### Data block
::::

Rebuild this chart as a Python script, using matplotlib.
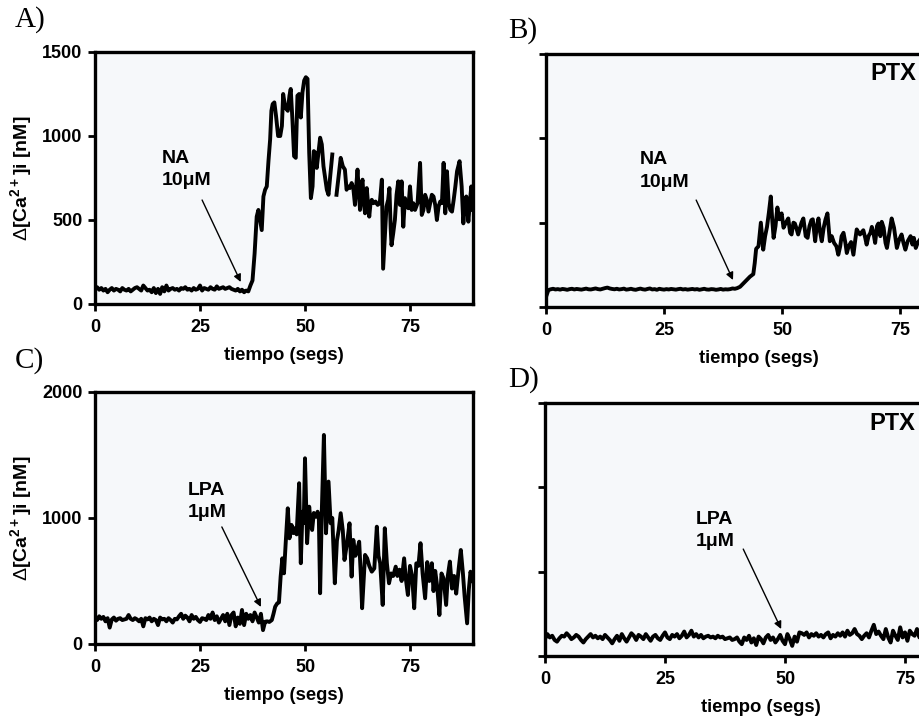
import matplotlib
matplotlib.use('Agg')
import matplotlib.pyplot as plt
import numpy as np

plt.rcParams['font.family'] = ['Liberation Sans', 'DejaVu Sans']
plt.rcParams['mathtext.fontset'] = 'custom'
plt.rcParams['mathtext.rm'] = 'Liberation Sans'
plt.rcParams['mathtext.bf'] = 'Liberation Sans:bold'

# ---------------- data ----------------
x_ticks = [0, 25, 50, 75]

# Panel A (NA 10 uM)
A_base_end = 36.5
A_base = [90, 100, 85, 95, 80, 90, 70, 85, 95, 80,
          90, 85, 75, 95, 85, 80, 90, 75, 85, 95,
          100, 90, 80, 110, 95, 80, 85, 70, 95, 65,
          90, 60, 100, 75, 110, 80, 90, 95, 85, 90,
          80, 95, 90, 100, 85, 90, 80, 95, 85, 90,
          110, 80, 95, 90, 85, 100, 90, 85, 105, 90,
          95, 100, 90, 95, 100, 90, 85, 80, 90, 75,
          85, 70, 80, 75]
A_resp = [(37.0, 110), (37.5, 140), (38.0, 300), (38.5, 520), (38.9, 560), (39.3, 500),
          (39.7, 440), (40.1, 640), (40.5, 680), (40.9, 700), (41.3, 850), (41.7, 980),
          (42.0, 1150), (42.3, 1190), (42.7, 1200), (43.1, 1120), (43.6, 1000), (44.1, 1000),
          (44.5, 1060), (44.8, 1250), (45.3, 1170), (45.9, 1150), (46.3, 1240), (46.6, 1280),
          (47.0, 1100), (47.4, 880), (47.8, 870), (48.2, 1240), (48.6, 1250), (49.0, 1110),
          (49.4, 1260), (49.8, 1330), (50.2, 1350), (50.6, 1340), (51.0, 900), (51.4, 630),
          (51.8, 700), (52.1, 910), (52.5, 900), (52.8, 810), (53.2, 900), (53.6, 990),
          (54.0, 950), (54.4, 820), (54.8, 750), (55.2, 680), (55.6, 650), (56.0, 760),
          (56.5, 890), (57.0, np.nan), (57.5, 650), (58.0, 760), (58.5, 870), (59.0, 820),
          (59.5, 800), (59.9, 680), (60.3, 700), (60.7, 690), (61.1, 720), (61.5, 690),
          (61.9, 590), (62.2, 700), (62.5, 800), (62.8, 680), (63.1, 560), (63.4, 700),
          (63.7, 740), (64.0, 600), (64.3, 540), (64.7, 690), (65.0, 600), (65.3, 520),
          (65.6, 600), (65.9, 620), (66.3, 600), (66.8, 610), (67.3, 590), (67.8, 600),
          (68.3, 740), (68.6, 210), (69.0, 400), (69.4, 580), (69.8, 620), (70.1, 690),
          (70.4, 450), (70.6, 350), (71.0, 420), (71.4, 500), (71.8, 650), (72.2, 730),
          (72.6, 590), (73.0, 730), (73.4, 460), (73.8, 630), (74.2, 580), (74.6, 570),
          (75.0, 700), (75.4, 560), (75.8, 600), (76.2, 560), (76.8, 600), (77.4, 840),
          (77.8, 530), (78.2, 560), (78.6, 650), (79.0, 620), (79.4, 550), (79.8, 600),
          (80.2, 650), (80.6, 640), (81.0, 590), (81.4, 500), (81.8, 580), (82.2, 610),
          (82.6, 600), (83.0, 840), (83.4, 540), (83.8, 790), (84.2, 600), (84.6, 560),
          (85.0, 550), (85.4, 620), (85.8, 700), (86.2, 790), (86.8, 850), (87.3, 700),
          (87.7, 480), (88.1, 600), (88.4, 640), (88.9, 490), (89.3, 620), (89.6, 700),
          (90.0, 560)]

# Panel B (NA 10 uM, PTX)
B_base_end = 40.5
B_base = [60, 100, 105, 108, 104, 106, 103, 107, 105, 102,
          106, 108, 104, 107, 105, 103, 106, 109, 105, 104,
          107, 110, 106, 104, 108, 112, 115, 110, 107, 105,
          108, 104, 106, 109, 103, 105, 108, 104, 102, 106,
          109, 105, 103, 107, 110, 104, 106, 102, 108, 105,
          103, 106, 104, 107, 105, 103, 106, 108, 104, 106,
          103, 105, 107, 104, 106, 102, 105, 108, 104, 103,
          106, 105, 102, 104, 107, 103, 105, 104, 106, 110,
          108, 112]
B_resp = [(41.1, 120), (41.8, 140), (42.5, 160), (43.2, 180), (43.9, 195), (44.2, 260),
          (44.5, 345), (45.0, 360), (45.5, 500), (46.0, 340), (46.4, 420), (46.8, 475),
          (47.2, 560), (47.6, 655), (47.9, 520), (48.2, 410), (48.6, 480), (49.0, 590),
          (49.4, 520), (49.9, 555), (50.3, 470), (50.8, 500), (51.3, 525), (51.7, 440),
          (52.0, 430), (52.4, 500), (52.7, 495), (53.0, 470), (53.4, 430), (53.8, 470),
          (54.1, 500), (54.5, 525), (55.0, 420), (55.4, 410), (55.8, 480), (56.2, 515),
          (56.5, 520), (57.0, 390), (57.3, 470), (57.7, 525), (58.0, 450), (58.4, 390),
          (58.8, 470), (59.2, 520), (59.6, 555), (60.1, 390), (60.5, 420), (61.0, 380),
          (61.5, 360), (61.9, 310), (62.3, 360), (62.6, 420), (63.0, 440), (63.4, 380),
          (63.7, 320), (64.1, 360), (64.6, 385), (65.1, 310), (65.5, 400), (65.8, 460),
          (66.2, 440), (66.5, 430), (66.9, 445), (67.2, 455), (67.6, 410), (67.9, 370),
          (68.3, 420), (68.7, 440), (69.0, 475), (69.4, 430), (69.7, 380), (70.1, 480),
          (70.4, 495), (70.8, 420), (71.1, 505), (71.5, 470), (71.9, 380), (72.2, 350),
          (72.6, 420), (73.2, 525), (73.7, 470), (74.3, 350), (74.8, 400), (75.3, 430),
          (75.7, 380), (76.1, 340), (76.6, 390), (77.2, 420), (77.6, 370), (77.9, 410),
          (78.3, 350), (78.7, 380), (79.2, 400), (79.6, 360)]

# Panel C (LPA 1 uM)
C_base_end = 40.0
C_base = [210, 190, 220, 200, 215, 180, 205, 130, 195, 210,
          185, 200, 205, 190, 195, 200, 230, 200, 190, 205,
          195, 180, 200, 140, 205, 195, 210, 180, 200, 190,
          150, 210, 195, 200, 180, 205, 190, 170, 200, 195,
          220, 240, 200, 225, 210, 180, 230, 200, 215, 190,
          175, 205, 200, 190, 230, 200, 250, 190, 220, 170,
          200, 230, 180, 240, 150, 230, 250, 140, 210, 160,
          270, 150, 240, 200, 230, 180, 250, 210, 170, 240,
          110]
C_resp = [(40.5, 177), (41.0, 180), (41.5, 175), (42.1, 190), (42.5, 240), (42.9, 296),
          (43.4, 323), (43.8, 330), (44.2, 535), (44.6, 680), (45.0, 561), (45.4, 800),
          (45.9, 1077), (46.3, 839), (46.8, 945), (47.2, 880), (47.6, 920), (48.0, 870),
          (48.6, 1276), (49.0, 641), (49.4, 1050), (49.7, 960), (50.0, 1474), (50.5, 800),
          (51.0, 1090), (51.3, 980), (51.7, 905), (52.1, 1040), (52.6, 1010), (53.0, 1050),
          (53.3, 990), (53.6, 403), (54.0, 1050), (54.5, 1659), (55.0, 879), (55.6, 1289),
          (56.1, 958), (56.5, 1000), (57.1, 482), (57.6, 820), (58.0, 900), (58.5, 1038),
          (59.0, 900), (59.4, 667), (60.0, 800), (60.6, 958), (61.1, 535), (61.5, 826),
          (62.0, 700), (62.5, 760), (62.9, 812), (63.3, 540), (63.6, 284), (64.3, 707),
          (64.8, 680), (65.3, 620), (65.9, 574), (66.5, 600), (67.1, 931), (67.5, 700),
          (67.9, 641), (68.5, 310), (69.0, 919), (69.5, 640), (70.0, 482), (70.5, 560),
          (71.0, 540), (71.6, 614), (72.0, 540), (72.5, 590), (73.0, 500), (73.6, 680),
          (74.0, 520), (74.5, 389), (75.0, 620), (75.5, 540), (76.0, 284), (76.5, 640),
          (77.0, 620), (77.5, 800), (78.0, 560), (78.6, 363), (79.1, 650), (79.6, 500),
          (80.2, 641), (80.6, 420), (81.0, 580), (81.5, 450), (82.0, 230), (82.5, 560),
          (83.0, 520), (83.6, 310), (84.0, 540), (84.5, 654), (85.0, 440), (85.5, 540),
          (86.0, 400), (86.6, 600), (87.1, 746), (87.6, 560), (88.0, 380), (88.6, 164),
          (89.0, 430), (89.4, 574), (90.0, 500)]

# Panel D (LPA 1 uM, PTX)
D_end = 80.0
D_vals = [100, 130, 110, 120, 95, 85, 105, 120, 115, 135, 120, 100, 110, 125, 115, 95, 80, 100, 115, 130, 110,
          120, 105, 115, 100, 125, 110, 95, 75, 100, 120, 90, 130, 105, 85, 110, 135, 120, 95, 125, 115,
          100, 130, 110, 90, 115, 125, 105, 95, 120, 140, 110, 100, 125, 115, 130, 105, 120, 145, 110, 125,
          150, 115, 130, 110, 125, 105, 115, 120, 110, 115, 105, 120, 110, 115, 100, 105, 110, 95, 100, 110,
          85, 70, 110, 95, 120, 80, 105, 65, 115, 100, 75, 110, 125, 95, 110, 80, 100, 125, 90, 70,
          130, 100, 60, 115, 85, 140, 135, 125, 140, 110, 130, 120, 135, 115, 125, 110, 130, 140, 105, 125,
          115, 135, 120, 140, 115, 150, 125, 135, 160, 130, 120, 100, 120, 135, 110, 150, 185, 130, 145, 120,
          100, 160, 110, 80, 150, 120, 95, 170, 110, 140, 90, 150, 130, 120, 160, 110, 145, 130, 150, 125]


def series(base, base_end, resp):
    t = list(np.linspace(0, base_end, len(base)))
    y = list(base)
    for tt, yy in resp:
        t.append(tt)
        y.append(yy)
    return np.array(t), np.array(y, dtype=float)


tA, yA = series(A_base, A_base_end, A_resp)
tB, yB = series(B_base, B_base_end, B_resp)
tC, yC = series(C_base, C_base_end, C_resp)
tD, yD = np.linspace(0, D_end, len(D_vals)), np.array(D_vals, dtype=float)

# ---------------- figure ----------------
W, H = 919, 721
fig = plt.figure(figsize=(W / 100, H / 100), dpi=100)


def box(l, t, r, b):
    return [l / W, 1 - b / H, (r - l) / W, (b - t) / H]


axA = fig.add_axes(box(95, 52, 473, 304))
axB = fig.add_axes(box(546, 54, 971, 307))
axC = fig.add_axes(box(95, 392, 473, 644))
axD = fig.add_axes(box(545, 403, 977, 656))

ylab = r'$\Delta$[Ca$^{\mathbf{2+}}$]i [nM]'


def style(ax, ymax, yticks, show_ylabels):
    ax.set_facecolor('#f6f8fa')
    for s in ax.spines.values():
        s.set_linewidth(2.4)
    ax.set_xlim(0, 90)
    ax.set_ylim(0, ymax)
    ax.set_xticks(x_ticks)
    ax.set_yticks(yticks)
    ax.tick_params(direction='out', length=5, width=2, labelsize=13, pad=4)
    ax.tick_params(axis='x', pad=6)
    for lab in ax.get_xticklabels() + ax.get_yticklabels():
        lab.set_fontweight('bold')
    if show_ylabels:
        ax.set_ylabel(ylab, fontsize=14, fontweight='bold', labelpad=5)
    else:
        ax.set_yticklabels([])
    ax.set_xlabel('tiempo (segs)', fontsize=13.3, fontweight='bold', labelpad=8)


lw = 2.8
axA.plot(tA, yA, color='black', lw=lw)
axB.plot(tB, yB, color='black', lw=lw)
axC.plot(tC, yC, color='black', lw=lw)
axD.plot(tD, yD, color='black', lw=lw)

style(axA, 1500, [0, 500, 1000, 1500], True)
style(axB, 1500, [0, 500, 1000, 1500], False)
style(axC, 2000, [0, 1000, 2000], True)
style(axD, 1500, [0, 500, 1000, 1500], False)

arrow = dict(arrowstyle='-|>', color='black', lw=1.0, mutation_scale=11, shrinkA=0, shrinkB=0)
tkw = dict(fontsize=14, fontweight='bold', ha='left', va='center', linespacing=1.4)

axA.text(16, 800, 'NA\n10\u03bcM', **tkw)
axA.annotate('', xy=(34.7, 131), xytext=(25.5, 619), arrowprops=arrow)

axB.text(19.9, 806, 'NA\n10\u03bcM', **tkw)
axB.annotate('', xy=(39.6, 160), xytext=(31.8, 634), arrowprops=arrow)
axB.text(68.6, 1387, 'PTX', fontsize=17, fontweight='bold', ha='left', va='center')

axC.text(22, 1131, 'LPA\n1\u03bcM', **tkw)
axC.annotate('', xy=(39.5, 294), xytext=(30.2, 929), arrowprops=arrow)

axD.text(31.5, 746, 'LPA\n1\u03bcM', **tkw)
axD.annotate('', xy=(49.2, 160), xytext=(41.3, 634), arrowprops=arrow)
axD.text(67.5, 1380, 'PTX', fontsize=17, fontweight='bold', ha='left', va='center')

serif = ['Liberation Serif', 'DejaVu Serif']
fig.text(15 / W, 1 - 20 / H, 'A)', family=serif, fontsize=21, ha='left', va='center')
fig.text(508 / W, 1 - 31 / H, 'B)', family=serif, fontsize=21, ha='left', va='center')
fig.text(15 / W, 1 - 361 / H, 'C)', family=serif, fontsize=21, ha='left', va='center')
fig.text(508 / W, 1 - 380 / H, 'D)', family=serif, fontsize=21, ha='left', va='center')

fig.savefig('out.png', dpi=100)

::::

### Short exercise
Transcribe the opening line of the listing above, please, and every line after it through the line with "x_ticks = [0, 25, 50, 75]", word for word, without pictures.

### Exercise result
Rebuild this chart as a Python script, using matplotlib.
import matplotlib
matplotlib.use('Agg')
import matplotlib.pyplot as plt
import numpy as np

plt.rcParams['font.family'] = ['Liberation Sans', 'DejaVu Sans']
plt.rcParams['mathtext.fontset'] = 'custom'
plt.rcParams['mathtext.rm'] = 'Liberation Sans'
plt.rcParams['mathtext.bf'] = 'Liberation Sans:bold'

# ---------------- data ----------------
x_ticks = [0, 25, 50, 75]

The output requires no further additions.